Recently, I started implementing encryption in dvmcp using NIP-17, which utilizes NIP-59 (gift wraps). Gift wraps have always been criticized for being spammy, as there is no way to limit the spam factor by filtering or performing other spam prevention stuff. This is because gift wraps do not reveal any information; they can be anything, making them an unlimited spam attack vector. As a result, just a limited amount of relays accept them. This is why you need specialized relays to use NIP-17 successfully. As far as I know, there aren't many, with 0xchat relay being one of the most specialized.

When considering how to integrate gift wraps into the relay behind dvmcp.fun (which is public and accessible to everyone but not a general use relay), I thought the best way to handle them, given the ephemeral nature of dvmcp messages, would be to use the same concept of ring buffer storage I created specifically to handle ephemeral events. This way, I could receive as many gift wrap events as needed without polluting the relay's database. The events would automatically and efficiently evict themselves when the ring buffer's limit is reached.

Ring buffers are quite interesting. They have a limited capacity, and when they reach their maximum capacity, they start to overwrite entries, typically in a FIFO (First In, First Out) manner. The oldest entries are overwritten by the newest incoming ones. This means the first entry in a ring buffer will be overwritten when the limit is reached by the first entry that surpasses that limit. This is useful because, knowing the frequency of the messages you are receiving, you can roughly estimate how long an entry will stay in the buffer. You can ensure a time-to-live (TTL) by increasing or decreasing the size of the buffer. For example, if you want an entry to live for 10 minutes in your buffer and you are receiving 1 note per minute, the size of the ring buffer should be 10. The first entry will be evicted with the 11th note received in 10 minutes. Of course, this is not always predictable, as the frequency of receiving notes may vary due to bursts of notes. To keep the average TTL of notes in the buffer, you can adapt the size of the ring buffer. If you are receiving 1 note per minute and suddenly start receiving 2 notes per minute, you can increase the limit of the ring buffer. Alternatively, you can create a second ring buffer to avoid dynamic memory allocation, which is more 'expensive' than creating a new ring buffer. If you have a ring buffer with a size of 10 and are receiving 1 note per minute, trying to keep an average TTL of 10 minutes, and suddenly start receiving 2 notes per minute, you can just create a new ring buffer with size 10 and start filling it. This will maintain the TTL at 10 minutes even if the frequency doubled.

Why am I telling you all of this? I have an idea and would like to hear your thoughts on whether it seems interesting. The idea is to create exactly what I described: a specialized relay for secure communication that uses ring buffers to handle gift wrap events where the events are treated as ephemeral events with a TTL. This way, you can offer a relay that will keep gift wrap messages for 10 minutes, for example, and can adapt to the demand dynamically and efficiently.

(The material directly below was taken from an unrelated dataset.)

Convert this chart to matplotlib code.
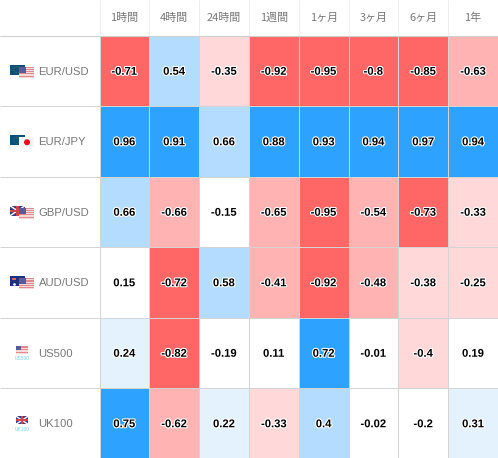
import matplotlib
matplotlib.use('Agg')
from matplotlib import pyplot as plt
from matplotlib.colors import ListedColormap, BoundaryNorm
from matplotlib.patches import Rectangle, Circle
import matplotlib.patheffects as pe
import numpy as np

periods = ['1時間', '4時間', '24時間', '1週間', '1ヶ月', '3ヶ月', '6ヶ月', '1年']
symbols = ['EUR/USD', 'EUR/JPY', 'GBP/USD', 'AUD/USD', 'US500', 'UK100']

eurusd = [-0.71, 0.54, -0.35, -0.92, -0.95, -0.8, -0.85, -0.63]
eurjpy = [0.96, 0.91, 0.66, 0.88, 0.93, 0.94, 0.97, 0.94]
gbpusd = [0.66, -0.66, -0.15, -0.65, -0.95, -0.54, -0.73, -0.33]
audusd = [0.15, -0.72, 0.58, -0.41, -0.92, -0.48, -0.38, -0.25]
us500 = [0.24, -0.82, -0.19, 0.11, 0.72, -0.01, -0.4, 0.19]
uk100 = [0.75, -0.62, 0.22, -0.33, 0.4, -0.02, -0.2, 0.31]

values = np.array([eurusd, eurjpy, gbpusd, audusd, us500, uk100])

# colores por banda, de mas negativo a mas positivo
colors = ['#ff6666', '#ffb3b3', '#ffd9d9', '#ffffff', '#e3f2fd', '#b3dcff', '#2ea2ff']


def band(v):
    if v <= -0.7:
        return 0
    if v < -0.4:
        return 1
    if v < -0.2:
        return 2
    if v < 0.2:
        return 3
    if v < 0.4:
        return 4
    if v < 0.7:
        return 5
    return 6


bands = np.vectorize(band)(values)

fig = plt.figure(figsize=(4.98, 4.58), dpi=100)
ax = fig.add_axes([0, 0, 1, 1])
ax.set_xlim(0, 498)
ax.set_ylim(458, 0)
ax.axis('off')

x_edges = np.linspace(99.5, 498, len(periods) + 1)
y_edges = np.linspace(35.5, 458.5, len(symbols) + 1)

cmap = ListedColormap(colors)
norm = BoundaryNorm(np.arange(-0.5, 7.5), cmap.N)
ax.pcolormesh(x_edges, y_edges, bands, cmap=cmap, norm=norm,
              edgecolors='#d4d4d4', linewidth=0.55)

# lineas de la cabecera y de la primera columna
for x in x_edges[:-1]:
    ax.plot([x, x], [0, 36], color='#ececec', lw=0.6, solid_capstyle='butt')
for y in y_edges[:-1]:
    ax.plot([0, 100], [y, y], color='#d4d4d4', lw=0.7, solid_capstyle='butt')
ax.plot([0, 498], [35.5, 35.5], color='#d0d0d0', lw=0.8, solid_capstyle='butt')

xc = (x_edges[:-1] + x_edges[1:]) / 2
yc = (y_edges[:-1] + y_edges[1:]) / 2

for j, p in enumerate(periods):
    ax.text(xc[j], 18, p, ha='center', va='center', fontsize=7.9, color='#777777',
            family=['Noto Sans CJK JP', 'DejaVu Sans'])

halo = [pe.withStroke(linewidth=1.6, foreground='white')]
for i in range(len(symbols)):
    ax.text(38.5, yc[i] + 1, symbols[i], ha='left', va='center', fontsize=8.1,
            color='#777777', family='Liberation Sans')
    for j in range(len(periods)):
        ax.text(xc[j], yc[i] + 1, f'{values[i, j]:g}', ha='center', va='center',
                fontsize=8.1, fontweight='bold', color='black',
                family='Liberation Sans', path_effects=halo)


def rect(x, y, w, h, c, z=3):
    ax.add_patch(Rectangle((x, y), w, h, facecolor=c, edgecolor='none', zorder=z))


def flag_us(x, y, w, h, z=4):
    rect(x, y, w, h, '#f6d9d9', z)
    for k in range(0, 5):
        rect(x, y + k * h / 5, w, h / 10, '#e08a8f', z)
    rect(x, y, w * 0.45, h * 0.55, '#5a5a96', z + 1)


def flag_eu(x, y, w, h, z=3):
    rect(x, y, w, h, '#0f4f78', z)
    ax.add_patch(Circle((x + w * 0.45, y + h / 2), h * 0.3, fill=False,
                        edgecolor='#4f8f50', lw=0.5, ls=':', zorder=z))


def flag_uk(x, y, w, h, z=3):
    rect(x, y, w, h, '#3a3f80', z)
    ax.plot([x, x + w], [y, y + h], color='white', lw=1.0, zorder=z)
    ax.plot([x, x + w], [y + h, y], color='white', lw=1.0, zorder=z)
    rect(x + w * 0.4, y, w * 0.2, h, '#d8404a', z)
    rect(x, y + h * 0.4, w, h * 0.2, '#d8404a', z)


def flag_au(x, y, w, h, z=3):
    rect(x, y, w, h, '#1f2f80', z)
    rect(x + w * 0.1, y + h * 0.2, w * 0.3, h * 0.15, '#e06060', z)
    ax.plot([x + w * 0.7], [y + h * 0.5], '.', color='white', ms=1.5, zorder=z)
    ax.plot([x + w * 0.25], [y + h * 0.75], '.', color='white', ms=1.8, zorder=z)


# banderas de cada simbolo
fx, fw, fh = 10, 15, 10
flag_eu(fx, yc[0] - 6, fw, fh)
flag_us(19, yc[0] - 4, 15, 11)
flag_eu(fx, yc[1] - 6, fw, fh)
rect(19, yc[1] - 4, 15, 10, '#f5f5f5', 4)
ax.add_patch(Circle((27, yc[1] + 1), 3, facecolor='#e8101c', edgecolor='none', zorder=5))
flag_uk(fx, yc[2] - 6, fw, fh)
flag_us(19, yc[2] - 4, 15, 11)
flag_au(fx, yc[3] - 6, fw, fh)
flag_us(19, yc[3] - 4, 15, 11)

flag_us(16, yc[4] - 7, 12, 8)
ax.text(22, yc[4] + 6, 'US500', ha='center', va='center', fontsize=3.5,
        color='#6fd0f5', family='Liberation Sans')
flag_uk(16, yc[5] - 7, 12, 8)
ax.text(22, yc[5] + 6, 'UK100', ha='center', va='center', fontsize=3.5,
        color='#6fd0f5', family='Liberation Sans')

fig.savefig('out.png', dpi=100)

This relay is not intended to keep messages forever, so the caveat is that you will have to be online to receive the messages before they are evicted. The benefit is that it can be much cheaper to have a relay handling gift wraps, as the storage requirements are less. This could improve the robustness of the network when distributing gift wrap messages, allowing for many of these small gift wrap relays to exist. You can connect to them to collect messages that are for you and then store them as you like if you need it. It also allows for ultra secure private communication for real time chats. If keeping the messages for a longer period is not a requirement and you just want to ping someone to see if they are online and maintain a conversation, this is a very private way to do it, using gift wraps as ephemeral events.

I have some more ideas we can apply to this concept, but I'll stop here as I would love to hear your thoughts. Does this make sense, or is it bs?

Thanks for reading!